Sony's Next Generation Portable unveiling - PSP2 in disguise

If the game cards are fast enough than 256MB should be enough. At least for NGP-s resolution and textures. Streaming for example with 30MB/s could be enough to make the 512MB only usefull in rare cases.
 
If the game cards are fast enough than 256MB should be enough. At least for NGP-s resolution and textures. Streaming for example with 30MB/s could be enough to make the 512MB only usefull in rare cases.
Yeah should be enough for graphics, now we only need ~1GB for the CPU too =).
Cant see how streaming would help in the case of huge (and possible editable) worlds, and while streaming can help to overcome limitations its still no substitute for RAM, comes at a cost in terms of additional development time and imposes restrictions on the game/levels. Not exactly a good point if cheap-ass Android game on otherwise underpowered smartphones can have a richer experience just to save 20-30€ on a good amount of RAM.
 
Well, I suppose we should all be thankful to Simon F for developing a good 2-bit texture compression format at least! ;) Also TBDR means MSAA won't take more memory. Probably the most interesting factor to consider is the performance penalty if/when the binning process runs out of space since it takes a *variable* amount of memory.
what happens if the binning process (i suppose thats "storing and sorting triangles" ) runs out of memory?
Does the GPU then render the incomplete scene to free memory before accepting additional commands? That would require an Z-Buffer aswell i suppose...
 
what happens if the binning process (i suppose thats "storing and sorting triangles" ) runs out of memory?
Does the GPU then render the incomplete scene to free memory before accepting additional commands? That would require an Z-Buffer aswell i suppose...

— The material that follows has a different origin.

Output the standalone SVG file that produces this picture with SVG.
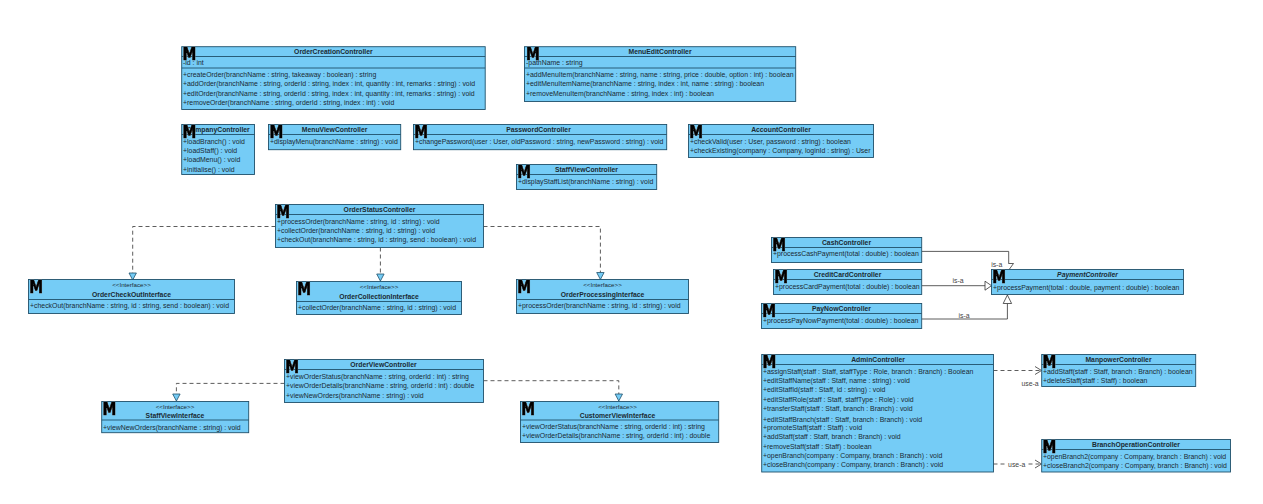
<svg xmlns="http://www.w3.org/2000/svg" width="1263" height="504" viewBox="0 0 1263 504">
<style>
text{font-family:"Liberation Sans",Arial,sans-serif;font-size:6.9px;fill:#1a2a33}
.b{fill:#75CCF6;stroke:#1F506B;stroke-width:.9}
.s{stroke:#1F506B;stroke-width:.9;fill:none}
.t{font-weight:bold;text-anchor:middle;font-size:6.8px}
.i{font-style:italic}
.st{text-anchor:middle;font-size:6.2px}
.m{font-family:"DejaVu Sans",sans-serif;font-weight:bold;font-size:18px;fill:#000;stroke:#000;stroke-width:.7;filter:drop-shadow(0 0 .6px #fff)}
.c{stroke:#333;stroke-width:.8;fill:none}
.d{stroke-dasharray:4 3}
.tri{fill:#75CCF6;stroke:#1F506B;stroke-width:.8}
.h{fill:#fff;stroke:#333;stroke-width:.8}
.l{text-anchor:middle;fill:#444}
</style>
<rect width="1263" height="504" fill="#fff"/>
<g id="connectors">
<polyline class="c d" points="275.5,226.5 132.7,226.5 132.7,273"/><polygon class="tri" points="129,273 136.4,273 132.7,280"/>
<polyline class="c d" points="380.4,247.5 380.4,274"/><polygon class="tri" points="376.7,274 384.1,274 380.4,281"/>
<polyline class="c d" points="483.5,226.5 600.4,226.5 600.4,272.5"/><polygon class="tri" points="596.7,272.5 604.1,272.5 600.4,279.5"/>
<polyline class="c d" points="284.5,383.4 176.4,383.4 176.4,394"/><polygon class="tri" points="172.7,394 180.1,394 176.4,401"/>
<polyline class="c d" points="483.5,380.7 618.8,380.7 618.8,394"/><polygon class="tri" points="615.1,394 622.5,394 618.8,401"/>
<polyline class="c" points="921.7,251.4 1008.7,251.4 1008.7,263.5"/><polyline class="c" points="1008.5,263.5 1013.5,263.5 1009.5,269"/>
<line class="c" x1="921.7" y1="285.7" x2="985" y2="285.7"/><polygon class="h" points="985,281.2 985,290.2 991.5,285.7"/>
<polyline class="c" points="921.7,319 1007.4,319 1007.4,303.5"/><polygon class="h" points="1003.2,303.5 1011.6,303.5 1007.4,295"/>
<line class="c d" x1="993.5" y1="370.5" x2="1040" y2="370.5"/><polyline class="c" points="1035,366.5 1041.5,370.5 1035,374.5"/>
<line class="c d" x1="993.5" y1="464" x2="1040" y2="464"/><polyline class="c" points="1035,460 1041.5,464 1035,468"/>
<text class="l" x="996.7" y="266.5">is-a</text>
<text class="l" x="958" y="283">is-a</text>
<text class="l" x="964" y="317.5">is-a</text>
<text class="l" x="1030" y="386">use-a</text>
<rect x="1006" y="458" width="22" height="12" fill="#fff"/>
<text class="l" x="1016.7" y="466.5">use-a</text>
</g>
<g id="OrderCreationController"><rect class="b" x="181.7" y="46.7" width="303.5" height="62.8"/><path class="s" d="M181.7 56.5H485.2M181.7 68H485.2"/>
<text class="t" x="333.4" y="54.2">OrderCreationController</text><text x="183" y="65.2">-id : int</text>
<text x="183" y="76.8">+createOrder(branchName : string, takeaway : boolean) : string</text>
<text x="183" y="86.2">+addOrder(branchName : string, orderId : string, index : int, quantity : int, remarks : string) : void</text>
<text x="183" y="96.2">+editOrder(branchName : string, orderId : string, index : int, quantity : int, remarks : string) : void</text>
<text x="183" y="105.2">+removeOrder(branchName : string, orderId : string, index : int) : void</text>
<text class="m" x="182.6" y="60" textLength="13.8" lengthAdjust="spacingAndGlyphs">M</text></g>
<g id="MenuEditController"><rect class="b" x="524.5" y="46.7" width="271.2" height="54.8"/><path class="s" d="M524.5 56.5H795.7M524.5 68H795.7"/>
<text class="t" x="660" y="54.2">MenuEditController</text><text x="526" y="65.2">-pathName : string</text>
<text x="526" y="76.8">+addMenuItem(branchName : string, name : string, price : double, option : int) : boolean</text>
<text x="526" y="86.2">+editMenuItemName(branchName : string, index : int, name : string) : boolean</text>
<text x="526" y="96.2">+removeMenuItem(branchName : string, index : int) : boolean</text>
<text class="m" x="526" y="60" textLength="13.8" lengthAdjust="spacingAndGlyphs">M</text></g>
<g id="CompanyController"><rect class="b" x="181.7" y="124.5" width="72.8" height="50"/><path class="s" d="M181.7 134.5H254.5"/>
<text class="t" x="218" y="132">CompanyController</text>
<text x="183" y="144.2">+loadBranch() : void</text><text x="183" y="153.2">+loadStaff() : void</text><text x="183" y="162.2">+loadMenu() : void</text><text x="183" y="171.8">+initialise() : void</text>
<text class="m" x="182.6" y="138" textLength="13.8" lengthAdjust="spacingAndGlyphs">M</text></g>
<g id="MenuViewController"><rect class="b" x="268.5" y="124.5" width="132.2" height="25.2"/><path class="s" d="M268.5 134.5H400.7"/>
<text class="t" x="334.6" y="132">MenuViewController</text><text x="270" y="144.2">+displayMenu(branchName : string) : void</text>
<text class="m" x="269.5" y="138" textLength="13.8" lengthAdjust="spacingAndGlyphs">M</text></g>
<g id="PasswordController"><rect class="b" x="413.5" y="124.5" width="253.2" height="25.2"/><path class="s" d="M413.5 134.5H666.7"/>
<text class="t" x="538.5" y="132">PasswordController</text><text x="415" y="144.2">+changePassword(user : User, oldPassword : string, newPassword : string) : void</text>
<text class="m" x="414.2" y="138" textLength="13.8" lengthAdjust="spacingAndGlyphs">M</text></g>
<g id="AccountController"><rect class="b" x="688.5" y="124.5" width="185" height="33"/><path class="s" d="M688.5 134.5H873.5"/>
<text class="t" x="781" y="132">AccountController</text><text x="690" y="144.2">+checkValid(user : User, password : string) : boolean</text><text x="690" y="153.2">+checkExisting(company : Company, loginId : string) : User</text>
<text class="m" x="689.2" y="138" textLength="13.8" lengthAdjust="spacingAndGlyphs">M</text></g>
<g id="StaffViewController"><rect class="b" x="516.5" y="164.5" width="140.2" height="25"/><path class="s" d="M516.5 174.5H656.7"/>
<text class="t" x="586.5" y="172">StaffViewController</text><text x="518" y="184.2">+displayStaffList(branchName : string) : void</text>
<text class="m" x="517.2" y="178" textLength="13.8" lengthAdjust="spacingAndGlyphs">M</text></g>
<g id="OrderStatusController"><rect class="b" x="275.5" y="204.5" width="208" height="43"/><path class="s" d="M275.5 214.5H483.5"/>
<text class="t" x="379.5" y="212">OrderStatusController</text>
<text x="277" y="224.2">+processOrder(branchName : string, id : string) : void</text><text x="277" y="233.2">+collectOrder(branchName : string, id : string) : void</text><text x="277" y="242.2">+checkOut(branchName : string, id : string, send : boolean) : void</text>
<text class="m" x="276.2" y="218" textLength="13.8" lengthAdjust="spacingAndGlyphs">M</text></g>
<g id="OrderCheckOutInterface"><rect class="b" x="28.5" y="279.5" width="206" height="34"/><path class="s" d="M28.5 299.5H234.5"/>
<text class="st" x="131.5" y="286.8">&lt;&lt;Interface&gt;&gt;</text><text class="t" x="131.5" y="297.2">OrderCheckOutInterface</text>
<text x="30" y="307.5">+checkOut(branchName : string, id : string, send : boolean) : void</text>
<text class="m" x="29.2" y="293" textLength="13.8" lengthAdjust="spacingAndGlyphs">M</text></g>
<g id="OrderCollectionInterface"><rect class="b" x="296.5" y="281.5" width="165" height="33"/><path class="s" d="M296.5 301.5H461.5"/>
<text class="st" x="379" y="289">&lt;&lt;Interface&gt;&gt;</text><text class="t" x="379" y="298.5">OrderCollectionInterface</text>
<text x="298" y="309.5">+collectOrder(branchName : string, id : string) : void</text>
<text class="m" x="297.2" y="295" textLength="13.8" lengthAdjust="spacingAndGlyphs">M</text></g>
<g id="OrderProcessingInterface"><rect class="b" x="516.5" y="279.5" width="172" height="34"/><path class="s" d="M516.5 299.5H688.5"/>
<text class="st" x="602.5" y="286.8">&lt;&lt;Interface&gt;&gt;</text><text class="t" x="602.5" y="297.2">OrderProcessingInterface</text>
<text x="518" y="307.5">+processOrder(branchName : string, id : string) : void</text>
<text class="m" x="517.2" y="293" textLength="13.8" lengthAdjust="spacingAndGlyphs">M</text></g>
<g id="CashController"><rect class="b" x="771.5" y="237.5" width="150.2" height="25"/><path class="s" d="M771.5 247.5H921.7"/>
<text class="t" x="846.5" y="244.8">CashController</text><text x="773" y="255.8">+processCashPayment(total : double) : boolean</text>
<text class="m" x="772.2" y="251" textLength="13.8" lengthAdjust="spacingAndGlyphs">M</text></g>
<g id="CreditCardController"><rect class="b" x="773.5" y="269.5" width="148.2" height="25"/><path class="s" d="M773.5 279.5H921.7"/>
<text class="t" x="847.5" y="277.2">CreditCardController</text><text x="775" y="289.2">+processCardPayment(total : double) : boolean</text>
<text class="m" x="774.2" y="283" textLength="13.8" lengthAdjust="spacingAndGlyphs">M</text></g>
<g id="PayNowController"><rect class="b" x="761.5" y="303.5" width="160.2" height="25"/><path class="s" d="M761.5 313.5H921.7"/>
<text class="t" x="841.5" y="311.2">PayNowController</text><text x="763" y="322.5">+processPayNowPayment(total : double) : boolean</text>
<text class="m" x="762.2" y="317" textLength="13.8" lengthAdjust="spacingAndGlyphs">M</text></g>
<g id="PaymentController"><rect class="b" x="991.5" y="269.5" width="192" height="25"/><path class="s" d="M991.5 279.5H1183.5"/>
<text class="t i" x="1087.5" y="277.2">PaymentController</text><text x="993" y="289.5">+processPayment(total : double, payment : double) : boolean</text>
<text class="m" x="992.2" y="283" textLength="13.8" lengthAdjust="spacingAndGlyphs">M</text></g>
<g id="OrderViewController"><rect class="b" x="284.5" y="359.5" width="199" height="43"/><path class="s" d="M284.5 369.5H483.5"/>
<text class="t" x="383.5" y="367.2">OrderViewController</text>
<text x="286" y="379.2">+viewOrderStatus(branchName : string, orderId : int) : string</text><text x="286" y="388.2">+viewOrderDetails(branchName : string, orderId : int) : double</text><text x="286" y="397.5">+viewNewOrders(branchName : string) : void</text>
<text class="m" x="285.2" y="373" textLength="13.8" lengthAdjust="spacingAndGlyphs">M</text></g>
<g id="StaffViewInterface"><rect class="b" x="101.7" y="401.5" width="147" height="31.2"/><path class="s" d="M101.7 420H248.7"/>
<text class="st" x="175" y="409.2">&lt;&lt;Interface&gt;&gt;</text><text class="t" x="175" y="418.2">StaffViewInterface</text>
<text x="103" y="429.8">+viewNewOrders(branchName : string) : void</text>
<text class="m" x="102.5" y="415" textLength="13.8" lengthAdjust="spacingAndGlyphs">M</text></g>
<g id="CustomerViewInterface"><rect class="b" x="520.5" y="401.5" width="198.2" height="41"/><path class="s" d="M520.5 420H718.7"/>
<text class="st" x="617.5" y="408.8">&lt;&lt;Interface&gt;&gt;</text><text class="t" x="617.5" y="418.2">CustomerViewInterface</text>
<text x="522" y="429.2">+viewOrderStatus(branchName : string, orderId : int) : string</text><text x="522" y="438.2">+viewOrderDetails(branchName : string, orderId : int) : double</text>
<text class="m" x="521.2" y="415" textLength="13.8" lengthAdjust="spacingAndGlyphs">M</text></g>
<g id="AdminController"><rect class="b" x="761.7" y="354.5" width="231.8" height="117.5"/><path class="s" d="M761.7 364.5H993.5"/>
<text class="t" x="878" y="362.2">AdminController</text>
<text x="763" y="374.2">+assignStaff(staff : Staff, staffType : Role, branch : Branch) : Boolean</text>
<text x="763" y="382.8">+editStaffName(staff : Staff, name : string) : void</text>
<text x="763" y="392.2">+editStaffId(staff : Staff, id : string) : void</text>
<text x="763" y="401.8">+editStaffRole(staff : Staff, staffType : Role) : void</text>
<text x="763" y="411.2">+transferStaff(staff : Staff, branch : Branch) : void</text>
<text x="763" y="421.5">+editStaffBranch(staff : Staff, branch : Branch) : void</text>
<text x="763" y="430.2">+promoteStaff(staff : Staff) : void</text>
<text x="763" y="439.2">+addStaff(staff : Staff, branch : Branch) : void</text>
<text x="763" y="449.2">+removeStaff(staff : Staff) : boolean</text>
<text x="763" y="458.2">+openBranch(company : Company, branch : Branch) : void</text>
<text x="763" y="467.2">+closeBranch(company : Company, branch : Branch) : void</text>
<text class="m" x="762.6" y="368" textLength="13.8" lengthAdjust="spacingAndGlyphs">M</text></g>
<g id="ManpowerController"><rect class="b" x="1041.7" y="354.5" width="154" height="32"/><path class="s" d="M1041.7 364.5H1195.7"/>
<text class="t" x="1118.5" y="361.5">ManpowerController</text><text x="1043" y="373.8">+addStaff(staff : Staff, branch : Branch) : boolean</text><text x="1043" y="383.2">+deleteStaff(staff : Staff) : boolean</text>
<text class="m" x="1042.6" y="368" textLength="13.8" lengthAdjust="spacingAndGlyphs">M</text></g>
<g id="BranchOperationController"><rect class="b" x="1041.7" y="439.5" width="188.8" height="32.5"/><path class="s" d="M1041.7 449.5H1230.5"/>
<text class="t" x="1136" y="446.8">BranchOperationController</text><text x="1043" y="459.2">+openBranch2(company : Company, branch : Branch) : void</text><text x="1043" y="468.2">+closeBranch2(company : Company, branch : Branch) : void</text>
<text class="m" x="1042.6" y="453" textLength="13.8" lengthAdjust="spacingAndGlyphs">M</text></g>
</svg>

How do you get a bucket to overflow when you always empty it in time?
 
How do you get a bucket to overflow when you always empty it in time?
you cant, but thats an analogy for immediate renderers I guess.
With a TBDR you cant render a pixel until you know theres no further triangle that "hits" it - which means you cant empty your bucket until you poured all the water in (finished the scene). Thats assuming the TBDR requires to operate a single pass, if not then it needs to create a incomplete picture (and some information about ZValues) and then it can empty the bucket before accepting more water.
 
you cant, but thats an analogy for immediate renderers I guess.
With a TBDR you cant render a pixel until you know theres no further triangle that "hits" it - which means you cant empty your bucket until you poured all the water in (finished the scene). Thats assuming the TBDR requires to operate a single pass, if not then it needs to create a incomplete picture (and some information about ZValues) and then it can empty the bucket before accepting more water.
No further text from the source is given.